| TASK GOAL |
From the first line of the data below through the line holding "const icones = cores.map((cor, i)", output each line exactly and leave the pictures out.
# # # # #
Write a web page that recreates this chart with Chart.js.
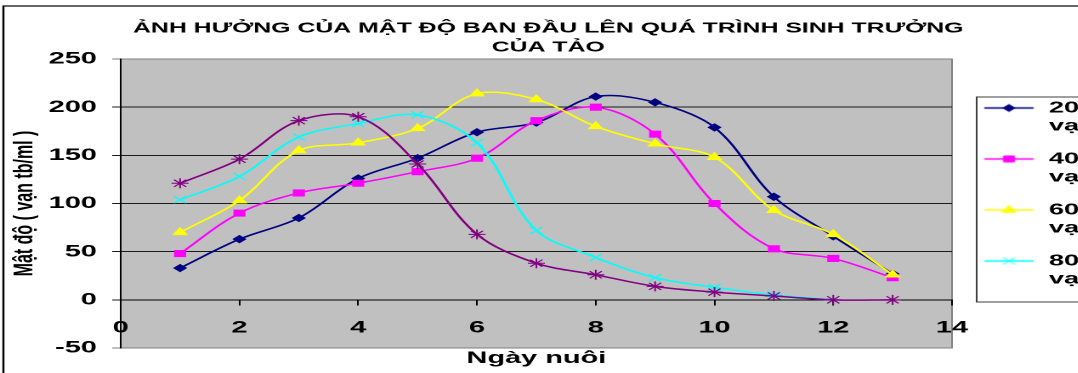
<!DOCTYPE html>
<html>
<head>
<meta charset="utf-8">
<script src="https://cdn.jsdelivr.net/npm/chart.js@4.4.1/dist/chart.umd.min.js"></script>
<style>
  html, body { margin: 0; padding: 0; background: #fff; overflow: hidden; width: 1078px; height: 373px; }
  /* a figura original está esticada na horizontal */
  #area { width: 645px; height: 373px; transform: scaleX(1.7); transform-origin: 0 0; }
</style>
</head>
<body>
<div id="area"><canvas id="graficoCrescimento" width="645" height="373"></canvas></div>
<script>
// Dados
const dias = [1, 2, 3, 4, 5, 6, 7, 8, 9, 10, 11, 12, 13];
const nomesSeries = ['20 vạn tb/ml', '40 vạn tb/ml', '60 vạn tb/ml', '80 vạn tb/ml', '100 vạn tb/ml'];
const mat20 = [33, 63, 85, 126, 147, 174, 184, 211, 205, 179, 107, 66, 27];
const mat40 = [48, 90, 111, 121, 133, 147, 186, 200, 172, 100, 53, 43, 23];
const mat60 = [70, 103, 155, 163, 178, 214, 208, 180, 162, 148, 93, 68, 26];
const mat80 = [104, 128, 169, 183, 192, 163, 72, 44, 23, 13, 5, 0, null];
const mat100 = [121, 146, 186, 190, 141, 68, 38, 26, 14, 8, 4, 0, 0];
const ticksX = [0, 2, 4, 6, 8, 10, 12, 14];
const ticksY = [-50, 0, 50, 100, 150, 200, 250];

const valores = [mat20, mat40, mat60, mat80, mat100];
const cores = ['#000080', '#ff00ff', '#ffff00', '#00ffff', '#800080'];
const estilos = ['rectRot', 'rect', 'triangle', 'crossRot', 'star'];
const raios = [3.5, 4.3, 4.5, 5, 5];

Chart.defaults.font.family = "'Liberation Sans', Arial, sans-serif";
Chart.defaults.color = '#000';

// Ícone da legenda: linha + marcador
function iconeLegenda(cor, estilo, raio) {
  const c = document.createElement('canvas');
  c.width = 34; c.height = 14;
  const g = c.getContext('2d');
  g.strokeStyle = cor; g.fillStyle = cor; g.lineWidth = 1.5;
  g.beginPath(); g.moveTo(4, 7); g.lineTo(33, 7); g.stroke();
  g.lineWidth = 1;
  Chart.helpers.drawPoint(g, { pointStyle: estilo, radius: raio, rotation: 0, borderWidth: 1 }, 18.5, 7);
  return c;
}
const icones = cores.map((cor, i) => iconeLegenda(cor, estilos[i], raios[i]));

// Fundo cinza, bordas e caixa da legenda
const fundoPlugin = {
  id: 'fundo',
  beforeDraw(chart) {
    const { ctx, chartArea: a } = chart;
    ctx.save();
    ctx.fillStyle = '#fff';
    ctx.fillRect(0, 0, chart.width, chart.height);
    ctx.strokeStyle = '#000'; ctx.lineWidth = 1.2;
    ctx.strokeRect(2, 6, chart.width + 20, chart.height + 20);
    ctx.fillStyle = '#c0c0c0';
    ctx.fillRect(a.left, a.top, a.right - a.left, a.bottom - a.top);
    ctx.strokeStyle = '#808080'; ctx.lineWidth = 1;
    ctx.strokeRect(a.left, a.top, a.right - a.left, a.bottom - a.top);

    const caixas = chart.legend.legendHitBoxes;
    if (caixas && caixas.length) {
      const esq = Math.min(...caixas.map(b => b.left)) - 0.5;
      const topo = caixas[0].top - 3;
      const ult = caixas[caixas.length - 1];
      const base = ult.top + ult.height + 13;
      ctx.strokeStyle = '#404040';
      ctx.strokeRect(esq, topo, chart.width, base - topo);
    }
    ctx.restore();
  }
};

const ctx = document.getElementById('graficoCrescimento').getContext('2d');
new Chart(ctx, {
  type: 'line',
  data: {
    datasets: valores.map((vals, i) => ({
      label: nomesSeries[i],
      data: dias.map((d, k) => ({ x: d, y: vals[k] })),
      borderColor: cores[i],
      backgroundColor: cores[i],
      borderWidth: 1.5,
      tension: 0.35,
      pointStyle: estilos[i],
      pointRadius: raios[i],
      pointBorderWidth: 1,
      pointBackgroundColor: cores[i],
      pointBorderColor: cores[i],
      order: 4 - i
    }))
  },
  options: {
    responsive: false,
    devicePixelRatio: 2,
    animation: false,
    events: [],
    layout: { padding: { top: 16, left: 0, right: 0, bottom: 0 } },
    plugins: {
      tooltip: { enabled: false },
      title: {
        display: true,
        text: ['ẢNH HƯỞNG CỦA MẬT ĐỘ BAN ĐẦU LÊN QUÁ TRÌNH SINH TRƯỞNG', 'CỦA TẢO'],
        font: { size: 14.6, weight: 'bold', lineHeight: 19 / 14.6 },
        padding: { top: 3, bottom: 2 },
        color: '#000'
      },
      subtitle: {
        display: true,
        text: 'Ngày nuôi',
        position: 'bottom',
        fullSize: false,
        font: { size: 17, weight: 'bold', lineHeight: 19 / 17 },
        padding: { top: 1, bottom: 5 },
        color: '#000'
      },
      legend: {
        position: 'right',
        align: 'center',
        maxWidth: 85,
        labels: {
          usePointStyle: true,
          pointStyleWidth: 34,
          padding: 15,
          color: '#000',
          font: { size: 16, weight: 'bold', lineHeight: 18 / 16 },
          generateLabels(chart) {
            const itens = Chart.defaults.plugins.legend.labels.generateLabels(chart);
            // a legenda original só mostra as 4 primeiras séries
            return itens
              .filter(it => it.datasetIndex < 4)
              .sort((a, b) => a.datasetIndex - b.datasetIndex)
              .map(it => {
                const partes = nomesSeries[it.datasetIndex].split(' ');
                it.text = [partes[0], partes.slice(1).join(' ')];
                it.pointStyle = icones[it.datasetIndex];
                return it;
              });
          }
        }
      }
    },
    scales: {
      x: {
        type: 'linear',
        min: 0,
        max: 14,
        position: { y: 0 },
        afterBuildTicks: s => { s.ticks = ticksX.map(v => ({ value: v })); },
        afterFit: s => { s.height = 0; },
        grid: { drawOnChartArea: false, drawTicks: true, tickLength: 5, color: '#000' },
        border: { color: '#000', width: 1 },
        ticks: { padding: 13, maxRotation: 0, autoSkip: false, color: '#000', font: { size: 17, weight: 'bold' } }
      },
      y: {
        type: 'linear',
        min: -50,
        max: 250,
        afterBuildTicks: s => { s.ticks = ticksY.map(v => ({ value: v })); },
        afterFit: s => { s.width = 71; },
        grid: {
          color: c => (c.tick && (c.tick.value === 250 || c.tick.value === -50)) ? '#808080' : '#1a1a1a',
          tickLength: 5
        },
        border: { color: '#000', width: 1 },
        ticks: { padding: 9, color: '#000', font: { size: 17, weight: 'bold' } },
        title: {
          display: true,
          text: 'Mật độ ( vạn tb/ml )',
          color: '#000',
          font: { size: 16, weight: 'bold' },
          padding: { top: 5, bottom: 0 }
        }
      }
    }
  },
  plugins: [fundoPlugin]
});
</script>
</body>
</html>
# # # # #
| RESULT OF THE TASK |
Write a web page that recreates this chart with Chart.js.
<!DOCTYPE html>
<html>
<head>
<meta charset="utf-8">
<script src="https://cdn.jsdelivr.net/npm/chart.js@4.4.1/dist/chart.umd.min.js"></script>
<style>
  html, body { margin: 0; padding: 0; background: #fff; overflow: hidden; width: 1078px; height: 373px; }
  /* a figura original está esticada na horizontal */
  #area { width: 645px; height: 373px; transform: scaleX(1.7); transform-origin: 0 0; }
</style>
</head>
<body>
<div id="area"><canvas id="graficoCrescimento" width="645" height="373"></canvas></div>
<script>
// Dados
const dias = [1, 2, 3, 4, 5, 6, 7, 8, 9, 10, 11, 12, 13];
const nomesSeries = ['20 vạn tb/ml', '40 vạn tb/ml', '60 vạn tb/ml', '80 vạn tb/ml', '100 vạn tb/ml'];
const mat20 = [33, 63, 85, 126, 147, 174, 184, 211, 205, 179, 107, 66, 27];
const mat40 = [48, 90, 111, 121, 133, 147, 186, 200, 172, 100, 53, 43, 23];
const mat60 = [70, 103, 155, 163, 178, 214, 208, 180, 162, 148, 93, 68, 26];
const mat80 = [104, 128, 169, 183, 192, 163, 72, 44, 23, 13, 5, 0, null];
const mat100 = [121, 146, 186, 190, 141, 68, 38, 26, 14, 8, 4, 0, 0];
const ticksX = [0, 2, 4, 6, 8, 10, 12, 14];
const ticksY = [-50, 0, 50, 100, 150, 200, 250];

const valores = [mat20, mat40, mat60, mat80, mat100];
const cores = ['#000080', '#ff00ff', '#ffff00', '#00ffff', '#800080'];
const estilos = ['rectRot', 'rect', 'triangle', 'crossRot', 'star'];
const raios = [3.5, 4.3, 4.5, 5, 5];

Chart.defaults.font.family = "'Liberation Sans', Arial, sans-serif";
Chart.defaults.color = '#000';

// Ícone da legenda: linha + marcador
function iconeLegenda(cor, estilo, raio) {
  const c = document.createElement('canvas');
  c.width = 34; c.height = 14;
  const g = c.getContext('2d');
  g.strokeStyle = cor; g.fillStyle = cor; g.lineWidth = 1.5;
  g.beginPath(); g.moveTo(4, 7); g.lineTo(33, 7); g.stroke();
  g.lineWidth = 1;
  Chart.helpers.drawPoint(g, { pointStyle: estilo, radius: raio, rotation: 0, borderWidth: 1 }, 18.5, 7);
  return c;
}
const icones = cores.map((cor, i) => iconeLegenda(cor, estilos[i], raios[i]));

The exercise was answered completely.